LONG BEACH, Calif. -- Space is typically thought of
as a very quiet place. But one team of astronomers has
found a strange cosmic noise that booms six times louder
than expected.
The roar is from the distant cosmos. Nobody knows
what causes it.
Of course, sound waves can't travel in a vacuum
(which is what most of space is), or at least they
can't very efficiently. But radio waves
can.
Radio waves are not sound waves, but they are still
electromagnetic waves, situated on the low-frequency end
of the light
spectrum.
Many objects in the universe, including stars and
quasars, emit radio waves. Even our home galaxy, the
Milky Way, emits a static hiss (first detected in 1931
by physicist Karl Jansky).
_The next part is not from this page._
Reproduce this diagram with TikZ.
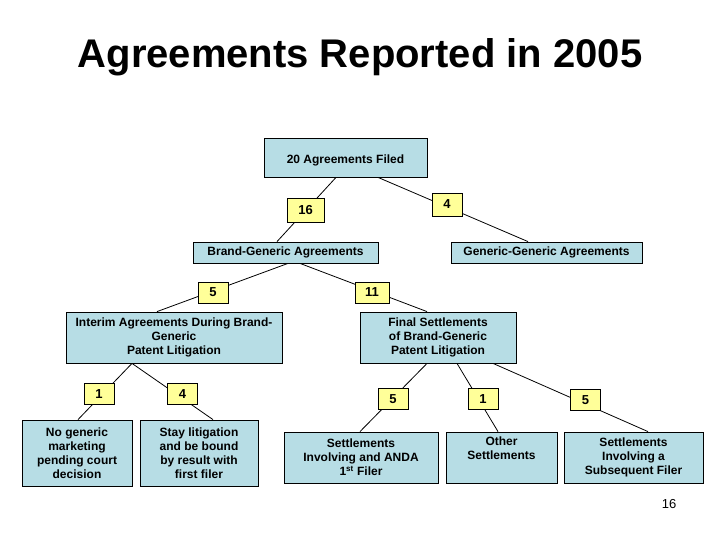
\documentclass[tikz,border=0pt]{standalone}
\usepackage{fontspec}
\setmainfont{Liberation Sans}
\definecolor{boxblue}{RGB}{183,221,229}
\definecolor{cntyellow}{RGB}{255,255,153}

\begin{document}
\begin{tikzpicture}
  [x=1pt,y=-1pt,line width=.8pt,
   box/.style={draw,fill=boxblue,align=center,inner sep=1pt,
     font=\fontsize{12}{14}\selectfont\bfseries},
   cnt/.style={draw,fill=cntyellow,minimum width=30pt,minimum height=21pt,
     inner sep=1pt,font=\fontsize{13}{15}\selectfont\bfseries}]
  \useasboundingbox (0,0) rectangle (720,540);

  \node[anchor=base,font=\fontsize{40}{48}\selectfont\bfseries] (tt) at (360,68) {Agreements Reported in 2005};

  % boxes
  \node[box,minimum width=163pt,minimum height=39pt] (b0) at (345.5,157.5) {\raisebox{-3pt}[9pt][3pt]{20 Agreements Filed}};
  \node[box,minimum width=185pt,minimum height=21pt] (b1) at (285.5,252.5) {Brand-Generic Agreements};
  \node[box,minimum width=191pt,minimum height=21pt] (b2) at (546.5,252.5) {Generic-Generic Agreements};
  \node[box,minimum width=216pt,minimum height=51pt] (b3) at (174,337.5) {Interim Agreements During Brand-\\Generic\\Patent Litigation};
  \node[box,minimum width=156pt,minimum height=51pt] (b4) at (438,337.5) {Final Settlements\\of Brand-Generic\\Patent Litigation};
  \node[box,minimum width=110pt,minimum height=66pt] (b5) at (77,453) {No generic\\marketing\\pending court\\decision};
  \node[box,minimum width=118pt,minimum height=66pt] (b6) at (199,453) {Stay litigation\\and be bound\\by result with\\first filer};
  \node[box,minimum width=154pt,minimum height=51pt] (b7) at (361,457.5) {Settlements\\Involving and ANDA\\1\textsuperscript{st} Filer};
  \node[box,minimum width=111pt,minimum height=51pt] (b8) at (501.5,457.5) {Other\\Settlements\\\strut};
  \node[box,minimum width=139pt,minimum height=51pt] (b9) at (633.5,457.5) {Settlements\\Involving a\\Subsequent Filer};

  \foreach \from/\fs/\to/\ts in {b0/-9.5/b1/-8.5,b0/32.5/b2/-18.5,b1/2.5/b3/-17,b1/14.5/b4/-11,
      b3/-42/b5/1,b3/-42/b6/14,b4/-11/b7/-1,b4/19/b8/-3.5,b4/55/b9/14.5}
    \draw ([xshift=\fs pt]\from.south) -- ([xshift=\ts pt]\to.north);

  % counts
  \node[cnt,minimum width=37pt,minimum height=24pt] (c1) at (305.5,210) {16};
  \node[cnt,minimum height=23pt] (c2) at (447,204.5) {4};
  \node[cnt] (c3) at (213,292.5) {5};
  \node[cnt,minimum width=34pt] (c4) at (372,292.5) {11};
  \node[cnt] (c5) at (99,394) {1};
  \node[cnt] (c6) at (182.5,394) {4};
  \node[cnt] (c7) at (393,399) {5};
  \node[cnt] (c8) at (483,399) {1};
  \node[cnt] (c9) at (585.5,400) {5};

  \node[font=\fontsize{13}{15}\selectfont] (pg) at (669,504) {16};
\end{tikzpicture}
\end{document}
Other galaxies also send out
a background radio
hiss.
But the newly detected signal, described here today
at the 213th meeting of the American Astronomical
Society, is far louder than astronomers expected.
There is "something new and interesting going on in
the universe," said Alan Kogut of NASA's Goddard Space
Flight Center in Greenbelt, Md.
A team led by Kogut detected the signal with a
balloon-borne instrument named ARCADE (Absolute
Radiometer for Cosmology, Astrophysics, and Diffuse
Emission).
In July 2006, the instrument was launched from NASA's
Columbia Scientific Balloon Facility in Palestine,
Texas, and reached an altitude of about 120,000 feet
(36,500 meters), where the atmosphere thins into the
vacuum of space.
ARCADE's mission was to search the sky for faint
signs of heat from the first generation of stars, but
instead they heard a roar from the distant reaches of
the universe.
"The universe really threw us a curve," Kogut said.
"Instead of the faint signal we hoped to find, here was
this booming noise six times louder than anyone had
predicted."
Detailed analysis of the signal ruled out primordial
stars or any known radio sources, including gas in the
outermost halo of our own galaxy.
Other radio galaxies also can't account for the noise
– there just aren't enough of them.
"You'd have to pack them into the universe like
sardines," said study team member Dale Fixsen of the
University of Maryland. "There wouldn't be any space
left between one galaxy and the next."
The signal is measured to be six times brighter than
the combined emission of all known radio sources in the
universe.
For now, the origin of the signal remains a
mystery.
"We really don't know what it is,"said team member
Michael Seiffert of NASA's Jet Propulsion Laboratory in
Pasadena, Calif.
And not only has it presented astronomers with a new
puzzle, it is obscuring the sought-for signal from the
earliest stars. But the cosmic static may itself provide
important clues to the development of galaxies when the
universe was much younger, less than half its present
age. Because the radio waves come from far away,
traveling at the speed of light, they therefore represent
an earlier time in the universe.
"This is what makes science so exciting," Seiffert
said. "You start out on a path to measure something – in
this case, the heat from the very first stars – but run
into something else entirely, some unexplained."